[start]
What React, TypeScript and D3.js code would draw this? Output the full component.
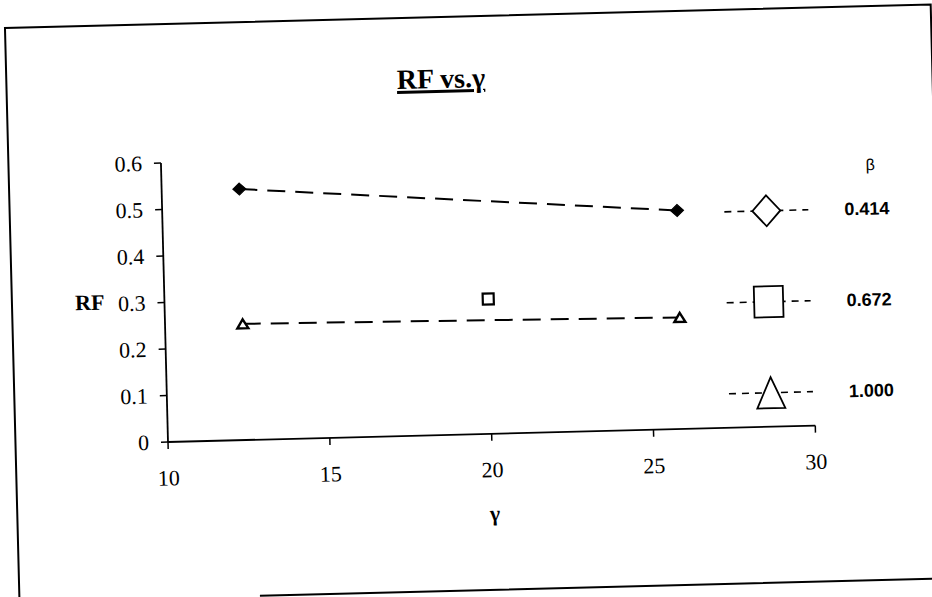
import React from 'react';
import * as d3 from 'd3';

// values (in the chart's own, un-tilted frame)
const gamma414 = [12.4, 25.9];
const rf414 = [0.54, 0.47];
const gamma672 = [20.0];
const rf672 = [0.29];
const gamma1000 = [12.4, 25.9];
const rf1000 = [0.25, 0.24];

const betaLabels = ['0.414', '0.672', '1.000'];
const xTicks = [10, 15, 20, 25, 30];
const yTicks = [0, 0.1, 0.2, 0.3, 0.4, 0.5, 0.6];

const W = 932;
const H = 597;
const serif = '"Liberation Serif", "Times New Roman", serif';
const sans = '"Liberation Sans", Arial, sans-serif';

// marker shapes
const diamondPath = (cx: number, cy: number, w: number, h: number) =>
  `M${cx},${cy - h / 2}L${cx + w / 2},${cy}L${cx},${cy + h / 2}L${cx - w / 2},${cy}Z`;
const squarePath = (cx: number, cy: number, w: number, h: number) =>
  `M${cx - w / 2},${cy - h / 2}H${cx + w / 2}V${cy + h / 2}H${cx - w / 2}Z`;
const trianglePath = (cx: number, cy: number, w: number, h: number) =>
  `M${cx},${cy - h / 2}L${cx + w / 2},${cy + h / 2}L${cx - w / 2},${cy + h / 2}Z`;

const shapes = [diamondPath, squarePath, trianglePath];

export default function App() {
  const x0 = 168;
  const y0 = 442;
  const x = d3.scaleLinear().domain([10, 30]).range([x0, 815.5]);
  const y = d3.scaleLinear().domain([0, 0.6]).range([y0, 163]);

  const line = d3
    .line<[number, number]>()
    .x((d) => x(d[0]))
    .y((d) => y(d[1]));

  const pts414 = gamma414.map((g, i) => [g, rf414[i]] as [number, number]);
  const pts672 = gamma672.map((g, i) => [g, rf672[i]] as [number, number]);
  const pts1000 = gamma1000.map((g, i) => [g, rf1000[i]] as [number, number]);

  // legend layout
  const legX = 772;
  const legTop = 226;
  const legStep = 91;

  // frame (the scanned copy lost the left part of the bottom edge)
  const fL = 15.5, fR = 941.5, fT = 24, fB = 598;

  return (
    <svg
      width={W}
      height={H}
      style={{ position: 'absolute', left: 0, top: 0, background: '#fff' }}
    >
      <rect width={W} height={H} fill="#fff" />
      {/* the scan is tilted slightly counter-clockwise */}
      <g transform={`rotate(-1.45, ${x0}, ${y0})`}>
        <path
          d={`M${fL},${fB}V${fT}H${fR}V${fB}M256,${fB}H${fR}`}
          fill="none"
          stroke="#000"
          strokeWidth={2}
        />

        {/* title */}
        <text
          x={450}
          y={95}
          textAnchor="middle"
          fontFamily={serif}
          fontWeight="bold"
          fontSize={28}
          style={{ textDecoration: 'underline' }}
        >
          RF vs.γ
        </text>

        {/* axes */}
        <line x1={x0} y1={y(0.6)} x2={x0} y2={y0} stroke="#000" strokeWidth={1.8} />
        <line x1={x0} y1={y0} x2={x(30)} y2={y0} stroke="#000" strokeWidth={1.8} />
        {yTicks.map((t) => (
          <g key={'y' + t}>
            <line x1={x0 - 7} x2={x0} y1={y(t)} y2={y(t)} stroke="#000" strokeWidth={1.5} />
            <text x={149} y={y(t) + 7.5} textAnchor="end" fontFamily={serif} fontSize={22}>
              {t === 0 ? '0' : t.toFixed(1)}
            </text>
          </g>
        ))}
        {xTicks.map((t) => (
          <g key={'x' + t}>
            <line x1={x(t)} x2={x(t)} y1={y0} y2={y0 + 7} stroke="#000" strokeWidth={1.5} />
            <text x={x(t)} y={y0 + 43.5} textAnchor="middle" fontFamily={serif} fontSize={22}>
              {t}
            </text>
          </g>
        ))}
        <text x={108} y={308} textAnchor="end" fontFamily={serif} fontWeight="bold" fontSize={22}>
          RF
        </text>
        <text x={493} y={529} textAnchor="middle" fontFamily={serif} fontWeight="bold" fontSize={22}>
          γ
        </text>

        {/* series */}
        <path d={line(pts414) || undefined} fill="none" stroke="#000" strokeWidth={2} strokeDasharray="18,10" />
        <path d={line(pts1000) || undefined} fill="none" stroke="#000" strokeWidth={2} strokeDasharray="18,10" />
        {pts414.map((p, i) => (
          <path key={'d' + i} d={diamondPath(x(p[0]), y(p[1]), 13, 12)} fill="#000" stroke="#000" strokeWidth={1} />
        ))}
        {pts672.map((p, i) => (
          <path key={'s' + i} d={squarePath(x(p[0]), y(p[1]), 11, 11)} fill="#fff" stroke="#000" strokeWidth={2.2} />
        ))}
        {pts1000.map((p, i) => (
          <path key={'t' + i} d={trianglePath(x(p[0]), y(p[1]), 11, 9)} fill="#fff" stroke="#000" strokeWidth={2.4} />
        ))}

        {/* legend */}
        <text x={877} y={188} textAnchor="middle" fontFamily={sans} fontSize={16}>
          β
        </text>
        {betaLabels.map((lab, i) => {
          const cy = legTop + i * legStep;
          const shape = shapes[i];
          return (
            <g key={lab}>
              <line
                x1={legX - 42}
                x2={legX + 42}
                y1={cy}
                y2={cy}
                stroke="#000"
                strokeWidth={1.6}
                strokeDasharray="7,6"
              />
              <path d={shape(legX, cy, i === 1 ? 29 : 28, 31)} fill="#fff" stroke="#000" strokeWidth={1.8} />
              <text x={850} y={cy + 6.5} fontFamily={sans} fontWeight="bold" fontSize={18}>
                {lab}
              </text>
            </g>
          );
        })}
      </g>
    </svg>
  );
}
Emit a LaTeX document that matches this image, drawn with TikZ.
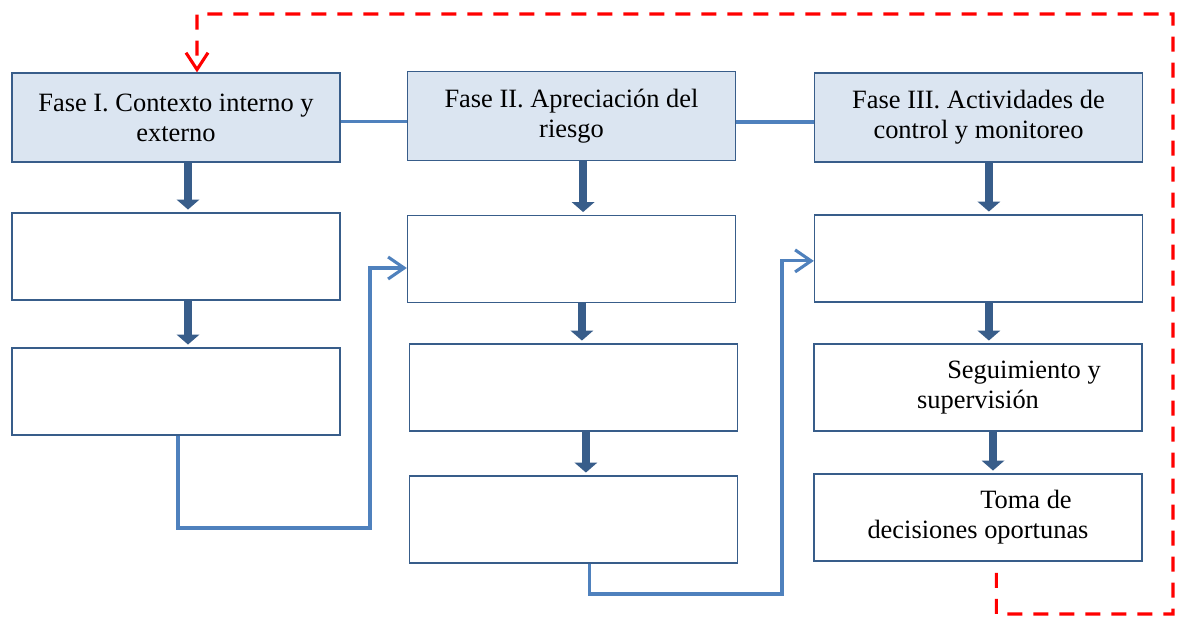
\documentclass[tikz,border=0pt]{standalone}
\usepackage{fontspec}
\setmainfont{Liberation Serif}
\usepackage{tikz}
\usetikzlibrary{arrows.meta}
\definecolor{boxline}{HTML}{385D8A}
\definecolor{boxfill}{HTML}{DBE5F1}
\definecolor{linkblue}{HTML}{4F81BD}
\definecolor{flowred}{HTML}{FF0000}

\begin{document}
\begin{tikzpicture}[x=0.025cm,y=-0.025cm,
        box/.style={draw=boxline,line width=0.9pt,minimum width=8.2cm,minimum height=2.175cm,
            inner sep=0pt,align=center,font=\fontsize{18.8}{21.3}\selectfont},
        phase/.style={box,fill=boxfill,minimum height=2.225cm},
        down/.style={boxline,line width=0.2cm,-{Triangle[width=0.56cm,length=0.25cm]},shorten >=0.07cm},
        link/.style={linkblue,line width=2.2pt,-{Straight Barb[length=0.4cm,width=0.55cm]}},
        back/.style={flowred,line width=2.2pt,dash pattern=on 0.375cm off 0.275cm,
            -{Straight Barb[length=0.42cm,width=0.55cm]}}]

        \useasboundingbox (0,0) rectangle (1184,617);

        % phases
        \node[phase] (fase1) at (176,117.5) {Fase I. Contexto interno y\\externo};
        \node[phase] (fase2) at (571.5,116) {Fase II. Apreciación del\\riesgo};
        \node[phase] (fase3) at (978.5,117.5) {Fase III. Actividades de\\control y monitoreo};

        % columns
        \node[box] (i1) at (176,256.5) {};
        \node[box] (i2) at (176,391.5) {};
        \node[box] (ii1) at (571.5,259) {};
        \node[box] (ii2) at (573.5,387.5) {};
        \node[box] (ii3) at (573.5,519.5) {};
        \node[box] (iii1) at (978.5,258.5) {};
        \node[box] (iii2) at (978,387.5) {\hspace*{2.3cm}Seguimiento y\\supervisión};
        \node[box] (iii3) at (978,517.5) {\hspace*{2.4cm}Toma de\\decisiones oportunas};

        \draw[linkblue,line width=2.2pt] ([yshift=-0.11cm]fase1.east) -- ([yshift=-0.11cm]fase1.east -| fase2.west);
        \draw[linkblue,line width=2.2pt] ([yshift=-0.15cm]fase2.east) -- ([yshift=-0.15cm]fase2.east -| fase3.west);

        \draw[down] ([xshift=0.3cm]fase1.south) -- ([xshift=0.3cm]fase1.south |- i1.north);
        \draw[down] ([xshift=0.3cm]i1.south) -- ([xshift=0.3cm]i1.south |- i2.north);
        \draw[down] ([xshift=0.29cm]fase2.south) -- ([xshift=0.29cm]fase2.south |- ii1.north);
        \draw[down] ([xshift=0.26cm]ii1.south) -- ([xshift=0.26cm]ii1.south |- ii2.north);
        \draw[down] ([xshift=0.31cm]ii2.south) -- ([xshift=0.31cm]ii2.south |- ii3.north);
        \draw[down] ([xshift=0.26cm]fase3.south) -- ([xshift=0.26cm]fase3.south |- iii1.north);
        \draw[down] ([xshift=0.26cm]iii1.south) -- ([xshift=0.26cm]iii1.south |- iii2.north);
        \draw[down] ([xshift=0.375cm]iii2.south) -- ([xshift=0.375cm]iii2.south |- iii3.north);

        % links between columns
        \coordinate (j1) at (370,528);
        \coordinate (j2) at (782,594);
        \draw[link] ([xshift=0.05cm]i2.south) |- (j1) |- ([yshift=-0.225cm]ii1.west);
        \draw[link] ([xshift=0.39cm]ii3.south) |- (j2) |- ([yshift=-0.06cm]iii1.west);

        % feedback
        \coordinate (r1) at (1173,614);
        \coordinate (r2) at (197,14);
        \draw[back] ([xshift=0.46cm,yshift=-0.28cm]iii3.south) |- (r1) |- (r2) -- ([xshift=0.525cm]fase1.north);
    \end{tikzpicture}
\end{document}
[end]
WRITTEN REQUEST ▸
Using the listing above, state the number of lines that hold "React", with no other text.

RESPONSE ▸
2